▶ Stated exercise
Your task is to copy the listing exactly, with the pictures left out.

▶ Collected material

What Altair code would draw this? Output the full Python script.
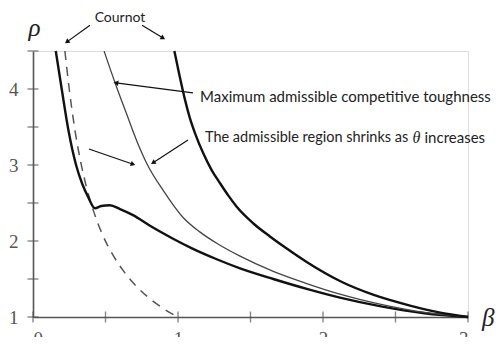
import math
import altair as alt
import pandas as pd

# ---- curves (beta, rho) ----
dash_beta = [0.22, 0.25, 0.29, 0.33, 0.37, 0.42, 0.48, 0.55, 0.63, 0.72, 0.82, 0.90, 0.97]
dash_rho = [4.50, 4.00, 3.45, 3.03, 2.70, 2.38, 2.08, 1.82, 1.59, 1.39, 1.22, 1.11, 1.03]

low_beta = [0.157, 0.198, 0.245, 0.297, 0.34, 0.38, 0.428, 0.47, 0.53, 0.60, 0.69, 0.807,
            0.966, 1.10, 1.267, 1.428, 1.657, 1.888, 2.117, 2.40, 2.70, 3.00]
low_rho = [4.50, 4.00, 3.45, 3.00, 2.75, 2.58, 2.43, 2.46, 2.47, 2.42, 2.34, 2.20,
           2.03, 1.90, 1.76, 1.64, 1.50, 1.37, 1.255, 1.14, 1.05, 1.00]

mid_beta = [0.49, 0.57, 0.64, 0.715, 0.79, 0.90, 1.035, 1.15, 1.267, 1.428, 1.657, 1.888,
            2.117, 2.40, 2.70, 3.00]
mid_rho = [4.50, 4.06, 3.70, 3.32, 3.00, 2.66, 2.31, 2.12, 1.97, 1.80, 1.60, 1.44,
           1.30, 1.165, 1.06, 1.00]

top_beta = [0.975, 1.01, 1.048, 1.08, 1.117, 1.175, 1.23, 1.29, 1.35, 1.405, 1.52, 1.634,
            1.75, 1.89, 2.12, 2.35, 2.60, 2.80, 3.00]
top_rho = [4.50, 4.18, 3.86, 3.63, 3.42, 3.15, 2.94, 2.76, 2.59, 2.45, 2.23, 2.06,
           1.90, 1.72, 1.47, 1.29, 1.15, 1.06, 1.00]

# ---- axes ----
x_labels = [0, 1, 2, 3]
y_labels = [1, 2, 3, 4]
x_ticks = [0, 0.5, 1, 1.5, 2, 2.5, 3]
y_ticks = [1, 1.5, 2, 2.5, 3, 3.5, 4, 4.5]

# ---- annotations (data coordinates) ----
arrow_x = [0.393, 0.752, 1.103, 0.386, 1.069]
arrow_y = [4.84, 4.84, 3.95, 3.21, 3.33]
arrow_x2 = [0.234, 0.897, 0.572, 0.690, 0.828]
arrow_y2 = [4.62, 4.67, 4.08, 3.01, 3.03]

texts = ["Cournot", "Maximum admissible competitive toughness",
         "The admissible region shrinks as", "increases"]
text_x = [0.60, 1.152, 1.186, 2.70]
text_y = [4.93, 3.89, 3.355, 3.355]
text_size = [14, 15, 14.5, 15]
text_align = ["center", "left", "left", "left"]

W, H = 435, 266
XD, YD = [0, 3], [1, 4.5]
PX_X = W / (XD[1] - XD[0])
PX_Y = H / (YD[1] - YD[0])

axis_font = "Liberation Serif"
axis_col = "#555555"
xs = alt.Scale(domain=XD, nice=False, zero=False)
ys = alt.Scale(domain=YD, nice=False, zero=False)
x_axis = alt.Axis(values=x_labels, ticks=False, grid=False, domainColor=axis_col,
                  domainWidth=1.6, labelFont=axis_font, labelFontSize=19,
                  labelColor=axis_col, labelPadding=12, format="d", title=None)
y_axis = alt.Axis(values=y_labels, ticks=False, grid=False, domainColor=axis_col,
                  domainWidth=1.6, labelFont=axis_font, labelFontSize=19,
                  labelColor=axis_col, labelPadding=15, format="d", title=None)


def X(f):
    return alt.X(f, scale=xs, axis=x_axis, title=None)


def Y(f):
    return alt.Y(f, scale=ys, axis=y_axis, title=None)


def curve_df(b, r):
    return pd.DataFrame({"beta": b, "rho": r, "i": range(len(b))})


def line(b, r, **kw):
    return alt.Chart(curve_df(b, r)).mark_line(interpolate="monotone", **kw).encode(
        x=X("beta:Q"), y=Y("rho:Q"), order="i:O",
    )


xtick = alt.Chart(pd.DataFrame({"beta": x_ticks})).mark_tick(
    orient="vertical", color=axis_col, thickness=1.4, size=11
).encode(x=X("beta:Q"), y=alt.value(H))

ytick = alt.Chart(pd.DataFrame({"rho": y_ticks})).mark_tick(
    orient="horizontal", color=axis_col, thickness=1.4, size=11
).encode(y=Y("rho:Q"), x=alt.value(0))

dashed = line(dash_beta, dash_rho, color="#555555", strokeWidth=1.5, strokeDash=[9, 7])
lower = line(low_beta, low_rho, color="#111111", strokeWidth=2.4)
middle = line(mid_beta, mid_rho, color="#444444", strokeWidth=1.3)
upper = line(top_beta, top_rho, color="#111111", strokeWidth=2.4)

# arrows
angles = []
for x1, y1, x2, y2 in zip(arrow_x, arrow_y, arrow_x2, arrow_y2):
    dx = (x2 - x1) * PX_X
    dy = -(y2 - y1) * PX_Y
    angles.append(math.degrees(math.atan2(dx, -dy)) % 360)
arr = pd.DataFrame({"x": arrow_x, "y": arrow_y, "x2": arrow_x2, "y2": arrow_y2, "ang": angles})

shafts = alt.Chart(arr).mark_rule(color="#111111", strokeWidth=1.2).encode(
    x=X("x:Q"), y=Y("y:Q"), x2="x2:Q", y2="y2:Q",
)
heads = alt.Chart(arr).mark_point(shape="triangle-up", filled=True, color="#111111",
                                  size=30, opacity=1).encode(
    x=X("x2:Q"), y=Y("y2:Q"), angle=alt.Angle("ang:Q", scale=None),
)

labels = []
for t, x, y, s, a in zip(texts, text_x, text_y, text_size, text_align):
    labels.append(
        alt.Chart(pd.DataFrame({"t": [t], "x": [x], "y": [y]})).mark_text(
            font="Lato", fontSize=s, color="#222222", align=a, baseline="middle"
        ).encode(x=X("x:Q"), y=Y("y:Q"), text="t:N")
    )

theta = alt.Chart(pd.DataFrame({"t": ["θ"], "x": [2.617], "y": [3.355]})).mark_text(
    font="Liberation Serif", fontStyle="italic", fontSize=16, color="#222222",
    align="left", baseline="middle"
).encode(x=X("x:Q"), y=Y("y:Q"), text="t:N")

sym = alt.Chart(pd.DataFrame({"t": ["ρ", "β"], "x": [0.01, 3.14], "y": [4.80, 0.99]})).mark_text(
    font="Liberation Serif", fontStyle="italic", fontSize=25, color="#222222",
    align="center", baseline="middle"
).encode(x=X("x:Q"), y=Y("y:Q"), text="t:N")

chart = alt.layer(
    xtick, ytick, dashed, lower, middle, upper, shafts, heads, *labels, theta, sym
).properties(
    width=W, height=H,
    autosize=alt.AutoSizeParams(type="none"),
    padding={"left": 25, "top": 43, "right": 27, "bottom": 20},
).configure_view(stroke=None).configure(background="white")

chart.save("out.html", embed_options={"renderer": "svg", "actions": False})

▶ Expected output
What Altair code would draw this? Output the full Python script.
import math
import altair as alt
import pandas as pd

# ---- curves (beta, rho) ----
dash_beta = [0.22, 0.25, 0.29, 0.33, 0.37, 0.42, 0.48, 0.55, 0.63, 0.72, 0.82, 0.90, 0.97]
dash_rho = [4.50, 4.00, 3.45, 3.03, 2.70, 2.38, 2.08, 1.82, 1.59, 1.39, 1.22, 1.11, 1.03]

low_beta = [0.157, 0.198, 0.245, 0.297, 0.34, 0.38, 0.428, 0.47, 0.53, 0.60, 0.69, 0.807,
            0.966, 1.10, 1.267, 1.428, 1.657, 1.888, 2.117, 2.40, 2.70, 3.00]
low_rho = [4.50, 4.00, 3.45, 3.00, 2.75, 2.58, 2.43, 2.46, 2.47, 2.42, 2.34, 2.20,
           2.03, 1.90, 1.76, 1.64, 1.50, 1.37, 1.255, 1.14, 1.05, 1.00]

mid_beta = [0.49, 0.57, 0.64, 0.715, 0.79, 0.90, 1.035, 1.15, 1.267, 1.428, 1.657, 1.888,
            2.117, 2.40, 2.70, 3.00]
mid_rho = [4.50, 4.06, 3.70, 3.32, 3.00, 2.66, 2.31, 2.12, 1.97, 1.80, 1.60, 1.44,
           1.30, 1.165, 1.06, 1.00]

top_beta = [0.975, 1.01, 1.048, 1.08, 1.117, 1.175, 1.23, 1.29, 1.35, 1.405, 1.52, 1.634,
            1.75, 1.89, 2.12, 2.35, 2.60, 2.80, 3.00]
top_rho = [4.50, 4.18, 3.86, 3.63, 3.42, 3.15, 2.94, 2.76, 2.59, 2.45, 2.23, 2.06,
           1.90, 1.72, 1.47, 1.29, 1.15, 1.06, 1.00]

# ---- axes ----
x_labels = [0, 1, 2, 3]
y_labels = [1, 2, 3, 4]
x_ticks = [0, 0.5, 1, 1.5, 2, 2.5, 3]
y_ticks = [1, 1.5, 2, 2.5, 3, 3.5, 4, 4.5]

# ---- annotations (data coordinates) ----
arrow_x = [0.393, 0.752, 1.103, 0.386, 1.069]
arrow_y = [4.84, 4.84, 3.95, 3.21, 3.33]
arrow_x2 = [0.234, 0.897, 0.572, 0.690, 0.828]
arrow_y2 = [4.62, 4.67, 4.08, 3.01, 3.03]

texts = ["Cournot", "Maximum admissible competitive toughness",
         "The admissible region shrinks as", "increases"]
text_x = [0.60, 1.152, 1.186, 2.70]
text_y = [4.93, 3.89, 3.355, 3.355]
text_size = [14, 15, 14.5, 15]
text_align = ["center", "left", "left", "left"]

W, H = 435, 266
XD, YD = [0, 3], [1, 4.5]
PX_X = W / (XD[1] - XD[0])
PX_Y = H / (YD[1] - YD[0])

axis_font = "Liberation Serif"
axis_col = "#555555"
xs = alt.Scale(domain=XD, nice=False, zero=False)
ys = alt.Scale(domain=YD, nice=False, zero=False)
x_axis = alt.Axis(values=x_labels, ticks=False, grid=False, domainColor=axis_col,
                  domainWidth=1.6, labelFont=axis_font, labelFontSize=19,
                  labelColor=axis_col, labelPadding=12, format="d", title=None)
y_axis = alt.Axis(values=y_labels, ticks=False, grid=False, domainColor=axis_col,
                  domainWidth=1.6, labelFont=axis_font, labelFontSize=19,
                  labelColor=axis_col, labelPadding=15, format="d", title=None)


def X(f):
    return alt.X(f, scale=xs, axis=x_axis, title=None)


def Y(f):
    return alt.Y(f, scale=ys, axis=y_axis, title=None)


def curve_df(b, r):
    return pd.DataFrame({"beta": b, "rho": r, "i": range(len(b))})


def line(b, r, **kw):
    return alt.Chart(curve_df(b, r)).mark_line(interpolate="monotone", **kw).encode(
        x=X("beta:Q"), y=Y("rho:Q"), order="i:O",
    )


xtick = alt.Chart(pd.DataFrame({"beta": x_ticks})).mark_tick(
    orient="vertical", color=axis_col, thickness=1.4, size=11
).encode(x=X("beta:Q"), y=alt.value(H))

ytick = alt.Chart(pd.DataFrame({"rho": y_ticks})).mark_tick(
    orient="horizontal", color=axis_col, thickness=1.4, size=11
).encode(y=Y("rho:Q"), x=alt.value(0))

dashed = line(dash_beta, dash_rho, color="#555555", strokeWidth=1.5, strokeDash=[9, 7])
lower = line(low_beta, low_rho, color="#111111", strokeWidth=2.4)
middle = line(mid_beta, mid_rho, color="#444444", strokeWidth=1.3)
upper = line(top_beta, top_rho, color="#111111", strokeWidth=2.4)

# arrows
angles = []
for x1, y1, x2, y2 in zip(arrow_x, arrow_y, arrow_x2, arrow_y2):
    dx = (x2 - x1) * PX_X
    dy = -(y2 - y1) * PX_Y
    angles.append(math.degrees(math.atan2(dx, -dy)) % 360)
arr = pd.DataFrame({"x": arrow_x, "y": arrow_y, "x2": arrow_x2, "y2": arrow_y2, "ang": angles})

shafts = alt.Chart(arr).mark_rule(color="#111111", strokeWidth=1.2).encode(
    x=X("x:Q"), y=Y("y:Q"), x2="x2:Q", y2="y2:Q",
)
heads = alt.Chart(arr).mark_point(shape="triangle-up", filled=True, color="#111111",
                                  size=30, opacity=1).encode(
    x=X("x2:Q"), y=Y("y2:Q"), angle=alt.Angle("ang:Q", scale=None),
)

labels = []
for t, x, y, s, a in zip(texts, text_x, text_y, text_size, text_align):
    labels.append(
        alt.Chart(pd.DataFrame({"t": [t], "x": [x], "y": [y]})).mark_text(
            font="Lato", fontSize=s, color="#222222", align=a, baseline="middle"
        ).encode(x=X("x:Q"), y=Y("y:Q"), text="t:N")
    )

theta = alt.Chart(pd.DataFrame({"t": ["θ"], "x": [2.617], "y": [3.355]})).mark_text(
    font="Liberation Serif", fontStyle="italic", fontSize=16, color="#222222",
    align="left", baseline="middle"
).encode(x=X("x:Q"), y=Y("y:Q"), text="t:N")

sym = alt.Chart(pd.DataFrame({"t": ["ρ", "β"], "x": [0.01, 3.14], "y": [4.80, 0.99]})).mark_text(
    font="Liberation Serif", fontStyle="italic", fontSize=25, color="#222222",
    align="center", baseline="middle"
).encode(x=X("x:Q"), y=Y("y:Q"), text="t:N")

chart = alt.layer(
    xtick, ytick, dashed, lower, middle, upper, shafts, heads, *labels, theta, sym
).properties(
    width=W, height=H,
    autosize=alt.AutoSizeParams(type="none"),
    padding={"left": 25, "top": 43, "right": 27, "bottom": 20},
).configure_view(stroke=None).configure(background="white")

chart.save("out.html", embed_options={"renderer": "svg", "actions": False})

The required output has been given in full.